__Given information__.
==========

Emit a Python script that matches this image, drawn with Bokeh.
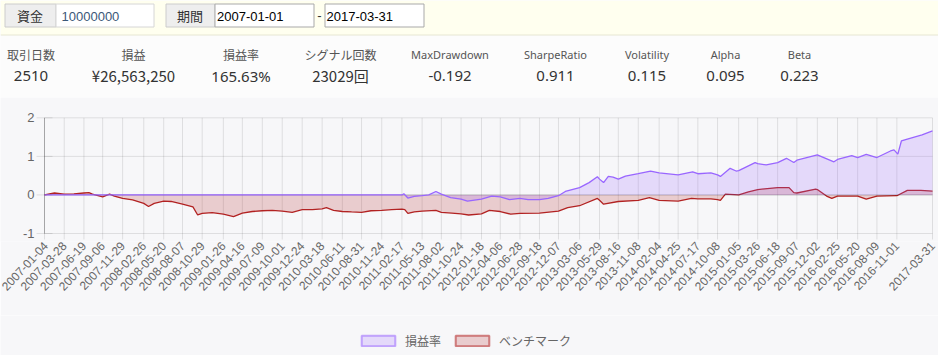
import math
import pandas as pd
from bokeh.plotting import figure
from bokeh.layouts import column
from bokeh.models import (Range1d, FixedTicker, DatetimeTickFormatter, Legend,
                          LegendItem, ColumnDataSource)
from bokeh.core.properties import value
from bokeh.embed import file_html
from bokeh.resources import INLINE

# ---------------- data ----------------
capital = "10000000"
period_start = "2007-01-01"
period_end = "2017-03-31"
input_labels = ["資金", "期間"]

stat_labels = ["取引日数", "損益", "損益率", "シグナル回数", "MaxDrawdown",
               "SharpeRatio", "Volatility", "Alpha", "Beta"]
stat_values = ["2510", "¥26,563,250", "165.63%", "23029回", "-0.192",
               "0.911", "0.115", "0.095", "0.223"]

series_names = ["損益率", "ベンチマーク"]

tick_dates = ["2007-01-04", "2007-03-28", "2007-06-19", "2007-09-06", "2007-11-29",
              "2008-02-26", "2008-05-20", "2008-08-07", "2008-10-29", "2009-01-26",
              "2009-04-16", "2009-07-09", "2009-10-01", "2009-12-24", "2010-03-18",
              "2010-06-11", "2010-08-31", "2010-11-24", "2011-02-17", "2011-05-13",
              "2011-08-02", "2011-10-24", "2012-01-18", "2012-04-06", "2012-06-28",
              "2012-09-18", "2012-12-07", "2013-03-06", "2013-05-29", "2013-08-16",
              "2013-11-08", "2014-02-04", "2014-04-25", "2014-07-17", "2014-10-08",
              "2015-01-05", "2015-03-26", "2015-06-18", "2015-09-07", "2015-12-02",
              "2016-02-25", "2016-05-20", "2016-08-09", "2016-11-01", "2017-03-31"]

y_ticks = [-1, 0, 1, 2]

bench_dates = ["2007-01-04", "2007-02-15", "2007-03-28", "2007-05-08", "2007-06-19",
               "2007-07-10", "2007-07-25", "2007-09-06", "2007-10-05", "2007-10-25",
               "2007-11-29", "2008-01-10", "2008-02-26", "2008-03-17", "2008-04-10",
               "2008-05-20", "2008-06-20", "2008-08-07", "2008-09-20", "2008-10-10",
               "2008-10-29", "2008-12-10", "2009-01-26", "2009-03-10", "2009-04-16",
               "2009-05-28", "2009-07-09", "2009-08-20", "2009-10-01", "2009-11-12",
               "2009-12-24", "2010-02-05", "2010-03-18", "2010-04-05", "2010-05-05",
               "2010-06-11", "2010-07-20", "2010-08-31", "2010-10-10", "2010-11-24",
               "2011-01-05", "2011-02-17", "2011-03-01", "2011-03-14", "2011-04-10",
               "2011-05-13", "2011-07-10", "2011-08-02", "2011-09-15", "2011-10-24",
               "2011-11-25", "2012-01-18", "2012-02-20", "2012-04-06", "2012-05-20",
               "2012-06-28", "2012-09-18", "2012-12-07", "2013-01-15", "2013-03-06",
               "2013-05-20", "2013-05-29", "2013-06-15", "2013-08-16", "2013-11-08",
               "2013-12-25", "2014-02-04", "2014-04-25", "2014-06-20", "2014-07-17",
               "2014-09-10", "2014-10-08", "2014-10-20", "2014-11-10", "2015-01-05",
               "2015-02-15", "2015-03-26", "2015-06-18", "2015-08-05", "2015-08-25",
               "2015-09-07", "2015-11-25", "2015-12-02", "2016-01-10", "2016-02-01",
               "2016-02-25", "2016-05-20", "2016-06-25", "2016-08-09", "2016-11-01",
               "2016-12-15", "2017-02-10", "2017-03-31"]
bench_values = [0.00, 0.05, 0.02, 0.03, 0.05,
                0.06, 0.02, -0.05, 0.02, -0.03,
                -0.09, -0.13, -0.22, -0.30, -0.22,
                -0.16, -0.17, -0.24, -0.31, -0.52,
                -0.48, -0.46, -0.50, -0.56, -0.47,
                -0.43, -0.41, -0.40, -0.42, -0.45,
                -0.38, -0.38, -0.36, -0.33, -0.40,
                -0.43, -0.44, -0.45, -0.41, -0.40,
                -0.38, -0.37, -0.38, -0.48, -0.44,
                -0.42, -0.40, -0.45, -0.47, -0.49,
                -0.52, -0.49, -0.40, -0.43, -0.50,
                -0.48, -0.47, -0.42, -0.33, -0.28,
                -0.09, -0.14, -0.24, -0.17, -0.14,
                -0.07, -0.14, -0.16, -0.09, -0.10,
                -0.10, -0.12, -0.14, 0.02, 0.00,
                0.08, 0.14, 0.19, 0.19, 0.06,
                0.05, 0.15, 0.14, -0.03, -0.09,
                -0.03, -0.03, -0.11, -0.03, -0.02,
                0.12, 0.12, 0.10]

strat_dates = ["2007-01-04", "2011-02-17", "2011-02-25", "2011-03-14", "2011-04-10",
               "2011-05-13", "2011-06-10", "2011-07-10", "2011-08-02", "2011-09-10",
               "2011-10-24", "2011-11-20", "2012-01-18", "2012-03-01", "2012-04-06",
               "2012-05-15", "2012-06-28", "2012-08-01", "2012-09-18", "2012-10-25",
               "2012-12-07", "2013-01-05", "2013-03-06", "2013-04-15", "2013-05-20",
               "2013-05-29", "2013-06-15", "2013-07-05", "2013-07-25", "2013-08-16",
               "2013-09-15", "2013-11-08", "2013-12-30", "2014-02-04", "2014-04-25",
               "2014-06-25", "2014-07-17", "2014-09-10", "2014-10-08", "2014-10-20",
               "2014-11-30", "2014-12-25", "2015-01-05", "2015-03-15", "2015-03-26",
               "2015-05-01", "2015-06-18", "2015-07-25", "2015-08-25", "2015-09-07",
               "2015-12-02", "2016-02-10", "2016-02-25", "2016-04-25", "2016-05-20",
               "2016-06-25", "2016-08-09", "2016-10-05", "2016-10-20", "2016-11-05",
               "2016-11-20", "2016-12-15", "2017-02-15", "2017-03-31"]
strat_values = [0.00, 0.00, 0.03, -0.08, -0.04,
                -0.02, 0.00, 0.09, 0.02, -0.07,
                -0.11, -0.16, -0.11, -0.03, -0.05,
                -0.12, -0.09, -0.12, -0.12, -0.09,
                -0.02, 0.09, 0.19, 0.32, 0.47,
                0.41, 0.32, 0.48, 0.46, 0.41,
                0.49, 0.55, 0.62, 0.57, 0.52,
                0.60, 0.55, 0.57, 0.52, 0.48,
                0.69, 0.62, 0.63, 0.84, 0.81,
                0.78, 0.84, 0.95, 0.84, 0.90,
                1.04, 0.86, 0.92, 1.02, 0.97,
                1.05, 0.97, 1.14, 1.17, 1.06,
                1.40, 1.45, 1.56, 1.66]

# ---------------- styles ----------------
PURPLE = "rgb(153,102,255)"
PURPLE_FILL = "rgba(153,102,255,0.2)"
RED = "rgb(178,34,34)"
RED_FILL = "rgba(178,34,34,0.2)"
GRID = "rgba(0,0,0,0.1)"
ZERO = "rgba(0,0,0,0.25)"
JP = "Noto Sans CJK JP"
LAT = "Noto Sans"
BG = "#f7f7f9"
W = 938
NAN = float("nan")

# ---------------- header ----------------
hdr = figure(width=W, height=97, x_range=Range1d(0, W), y_range=Range1d(97, 0),
             toolbar_location=None, output_backend="svg", min_border=0,
             min_border_left=0, min_border_right=0, min_border_top=0,
             min_border_bottom=0, x_axis_location=None, y_axis_location=None)
hdr.grid.visible = False
hdr.outline_line_color = None
hdr.background_fill_color = "#fcfcfc"
hdr.border_fill_color = "#fcfcfc"

hdr.quad(left=[0], right=[W], top=[0], bottom=[34.5], fill_color="#ffffef", line_color=None)
hdr.segment(x0=[0], y0=[34.5], x1=[W], y1=[34.5], line_color="#e6e6d2", line_width=1)

hdr.quad(left=[4.5, 165.5], right=[55.5, 214.5], top=[3.5, 3.5], bottom=[26.5, 26.5],
         fill_color="#eeeeee", line_color="#cccccc")
hdr.quad(left=[55.5], right=[153.5], top=[3.5], bottom=[26.5],
         fill_color="#ffffff", line_color="#d6d6d6")
hdr.quad(left=[214.5, 324.5], right=[313.5, 423.5], top=[3.5, 3.5], bottom=[26.5, 26.5],
         fill_color="#ffffff", line_color="#a9a9a9")

hdr.text(x=[29.5, 189.5], y=[15, 15], text=input_labels, text_font=value(JP),
         text_font_size="13px", text_color="#333333", text_align="center",
         text_baseline="middle")
hdr.text(x=[61], y=[15.5], text=[capital], text_font=value("Liberation Sans"),
         text_font_size="13px", text_color="#3b5878", text_align="left",
         text_baseline="middle")
hdr.text(x=[216.5, 326], y=[15.5, 15.5], text=[period_start, period_end],
         text_font=value("Liberation Sans"), text_font_size="13px",
         text_color="#000000", text_align="left", text_baseline="middle")
hdr.text(x=[319], y=[15], text=["-"], text_font=value("Liberation Sans"),
         text_font_size="13px", text_color="#333333", text_align="center",
         text_baseline="middle")

stat_x = [30.5, 133, 240.5, 340, 449.5, 555, 646.5, 725, 799]
jp_idx = [i for i, s in enumerate(stat_labels) if not s.isascii()]
lat_idx = [i for i, s in enumerate(stat_labels) if s.isascii()]
hdr.text(x=[stat_x[i] for i in jp_idx], y=[54] * len(jp_idx),
         text=[stat_labels[i] for i in jp_idx], text_font=value(JP),
         text_font_size="12px", text_color="#555555", text_align="center",
         text_baseline="middle")
hdr.text(x=[stat_x[i] for i in lat_idx], y=[54] * len(lat_idx),
         text=[stat_labels[i] for i in lat_idx], text_font=value(LAT),
         text_font_size="11px", text_color="#555555", text_align="center",
         text_baseline="middle")
vj = [i for i, s in enumerate(stat_values) if not s.isascii()]
vl = [i for i, s in enumerate(stat_values) if s.isascii()]
hdr.text(x=[stat_x[i] for i in vl], y=[75] * len(vl),
         text=[stat_values[i] for i in vl], text_font=value(LAT),
         text_font_size="15px", text_color="#333333", text_align="center",
         text_baseline="middle")
hdr.text(x=[stat_x[i] for i in vj], y=[75] * len(vj),
         text=[stat_values[i] for i in vj], text_font=value(JP),
         text_font_size="15px", text_color="#333333", text_align="center",
         text_baseline="middle")

# ---------------- chart ----------------
tick_ts = pd.to_datetime(tick_dates)
T0, T1 = tick_ts[0], tick_ts[-1]
span = T1 - T0
LEFT_PX, RIGHT_PX = 44, 6
PLOT_PX = W - LEFT_PX - RIGHT_PX
x_start = T0 - span * (LEFT_PX / PLOT_PX)
x_end = T1 + span * (RIGHT_PX / PLOT_PX)
UNIT = 38.5          # px per y unit
TOP_PAD = 20.3       # px above y=2
BOT_PAD = 8.0        # px below y=-1 inside the frame
y_end = 2 + TOP_PAD / UNIT
y_start = -1 - BOT_PAD / UNIT
FRAME_H = round(TOP_PAD + 3 * UNIT + BOT_PAD)

p = figure(width=W, height=218, x_axis_type="datetime",
           x_range=Range1d(x_start, x_end), y_range=Range1d(y_start, y_end),
           toolbar_location=None, output_backend="svg",
           min_border=0, min_border_left=0, min_border_right=0, min_border_top=0,
           min_border_bottom=218 - FRAME_H, y_axis_location=None)
p.background_fill_color = BG
p.border_fill_color = BG
p.outline_line_color = None
p.xgrid.visible = False
p.ygrid.visible = False

# vertical grid lines, extending 6px below the plotting area as tick marks
tick_low = -1 - 6 / UNIT
p.segment(x0=tick_ts, x1=tick_ts, y0=[tick_low] * len(tick_ts), y1=[2] * len(tick_ts),
          line_color=GRID, line_width=1)
yt_other = [t for t in y_ticks if t != 0]
p.segment(x0=[T0] * len(yt_other), x1=[T1] * len(yt_other), y0=yt_other, y1=yt_other,
          line_color=GRID, line_width=1)
# y tick marks (extend to the left of the axis)
p.scatter(x=[T0] * len(y_ticks), y=y_ticks, marker="dash", size=16,
          line_color=GRID, line_width=1)

bench_src = ColumnDataSource(dict(x=pd.to_datetime(bench_dates), y=bench_values))
strat_src = ColumnDataSource(dict(x=pd.to_datetime(strat_dates), y=strat_values))

p.varea(x="x", y1=0, y2="y", source=bench_src, fill_color=RED_FILL)
p.line(x="x", y="y", source=bench_src, line_color=RED, line_width=1.3)
# zero line and y-axis line (darker)
p.segment(x0=[T0], x1=[T1], y0=[0], y1=[0], line_color=ZERO, line_width=1)
p.segment(x0=[T0], x1=[T0], y0=[-1], y1=[2], line_color=ZERO, line_width=1)
p.varea(x="x", y1=0, y2="y", source=strat_src, fill_color=PURPLE_FILL)
p.line(x="x", y="y", source=strat_src, line_color=PURPLE, line_width=1.3)

# y tick labels
p.text(x=[T0] * len(y_ticks), y=y_ticks, text=[str(t) for t in y_ticks],
       x_offset=-10, text_align="right", text_baseline="middle",
       text_font=value("Liberation Sans"), text_font_size="13px",
       text_color="#666666")

# x axis (sits at the frame bottom, just under the tick marks)
p.xaxis.ticker = FixedTicker(ticks=[t.value / 1e6 for t in tick_ts])
fmt = "%Y-%m-%d"
p.xaxis.formatter = DatetimeTickFormatter(
    microseconds=fmt, milliseconds=fmt, seconds=fmt, minsec=fmt, minutes=fmt,
    hourmin=fmt, hours=fmt, days=fmt, months=fmt, years=fmt)
p.xaxis.major_label_orientation = math.radians(47)
p.xaxis.major_label_text_font = "Liberation Sans"
p.xaxis.major_label_text_font_size = "12px"
p.xaxis.major_label_text_color = "#666666"
p.xaxis.axis_line_color = None
p.xaxis.major_tick_out = 0
p.xaxis.major_tick_in = 0
p.xaxis.major_tick_line_color = None
p.xaxis.minor_tick_line_color = None
p.xaxis.major_label_standoff = 2

# ---------------- legend ----------------
lg = figure(width=W, height=40, x_range=Range1d(0, W), y_range=Range1d(0, 40),
            toolbar_location=None, output_backend="svg", min_border=0,
            min_border_left=0, min_border_right=0, min_border_top=0,
            min_border_bottom=0, x_axis_location=None, y_axis_location=None)
lg.grid.visible = False
lg.outline_line_color = None
lg.background_fill_color = BG
lg.border_fill_color = BG
sw_s = lg.quad(left=[NAN], right=[NAN], top=[NAN], bottom=[NAN], fill_color=PURPLE_FILL,
               line_color="rgba(153,102,255,0.55)", line_width=2)
sw_b = lg.quad(left=[NAN], right=[NAN], top=[NAN], bottom=[NAN], fill_color=RED_FILL,
               line_color="rgba(178,34,34,0.55)", line_width=2)
legend = Legend(items=[LegendItem(label=series_names[0], renderers=[sw_s], index=0),
                       LegendItem(label=series_names[1], renderers=[sw_b], index=0)],
                location=(357, 6), orientation="horizontal",
                glyph_width=42, glyph_height=13, label_standoff=6, spacing=10,
                padding=0, margin=0, label_height=14,
                border_line_color=None, background_fill_alpha=0,
                label_text_font=JP, label_text_font_size="12px",
                label_text_color="#666666")
lg.add_layout(legend)

layout = column(hdr, p, lg, spacing=0)
open("out.html", "w").write(file_html(layout, INLINE))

==========

__What is needed__. Please extract exactly the lines of the data, from the first through the line containing "y_ticks = [-1, 0, 1, 2]", and add no pictures to the copy.

__Expected answer__.
Emit a Python script that matches this image, drawn with Bokeh.
import math
import pandas as pd
from bokeh.plotting import figure
from bokeh.layouts import column
from bokeh.models import (Range1d, FixedTicker, DatetimeTickFormatter, Legend,
                          LegendItem, ColumnDataSource)
from bokeh.core.properties import value
from bokeh.embed import file_html
from bokeh.resources import INLINE

# ---------------- data ----------------
capital = "10000000"
period_start = "2007-01-01"
period_end = "2017-03-31"
input_labels = ["資金", "期間"]

stat_labels = ["取引日数", "損益", "損益率", "シグナル回数", "MaxDrawdown",
               "SharpeRatio", "Volatility", "Alpha", "Beta"]
stat_values = ["2510", "¥26,563,250", "165.63%", "23029回", "-0.192",
               "0.911", "0.115", "0.095", "0.223"]

series_names = ["損益率", "ベンチマーク"]

tick_dates = ["2007-01-04", "2007-03-28", "2007-06-19", "2007-09-06", "2007-11-29",
              "2008-02-26", "2008-05-20", "2008-08-07", "2008-10-29", "2009-01-26",
              "2009-04-16", "2009-07-09", "2009-10-01", "2009-12-24", "2010-03-18",
              "2010-06-11", "2010-08-31", "2010-11-24", "2011-02-17", "2011-05-13",
              "2011-08-02", "2011-10-24", "2012-01-18", "2012-04-06", "2012-06-28",
              "2012-09-18", "2012-12-07", "2013-03-06", "2013-05-29", "2013-08-16",
              "2013-11-08", "2014-02-04", "2014-04-25", "2014-07-17", "2014-10-08",
              "2015-01-05", "2015-03-26", "2015-06-18", "2015-09-07", "2015-12-02",
              "2016-02-25", "2016-05-20", "2016-08-09", "2016-11-01", "2017-03-31"]

y_ticks = [-1, 0, 1, 2]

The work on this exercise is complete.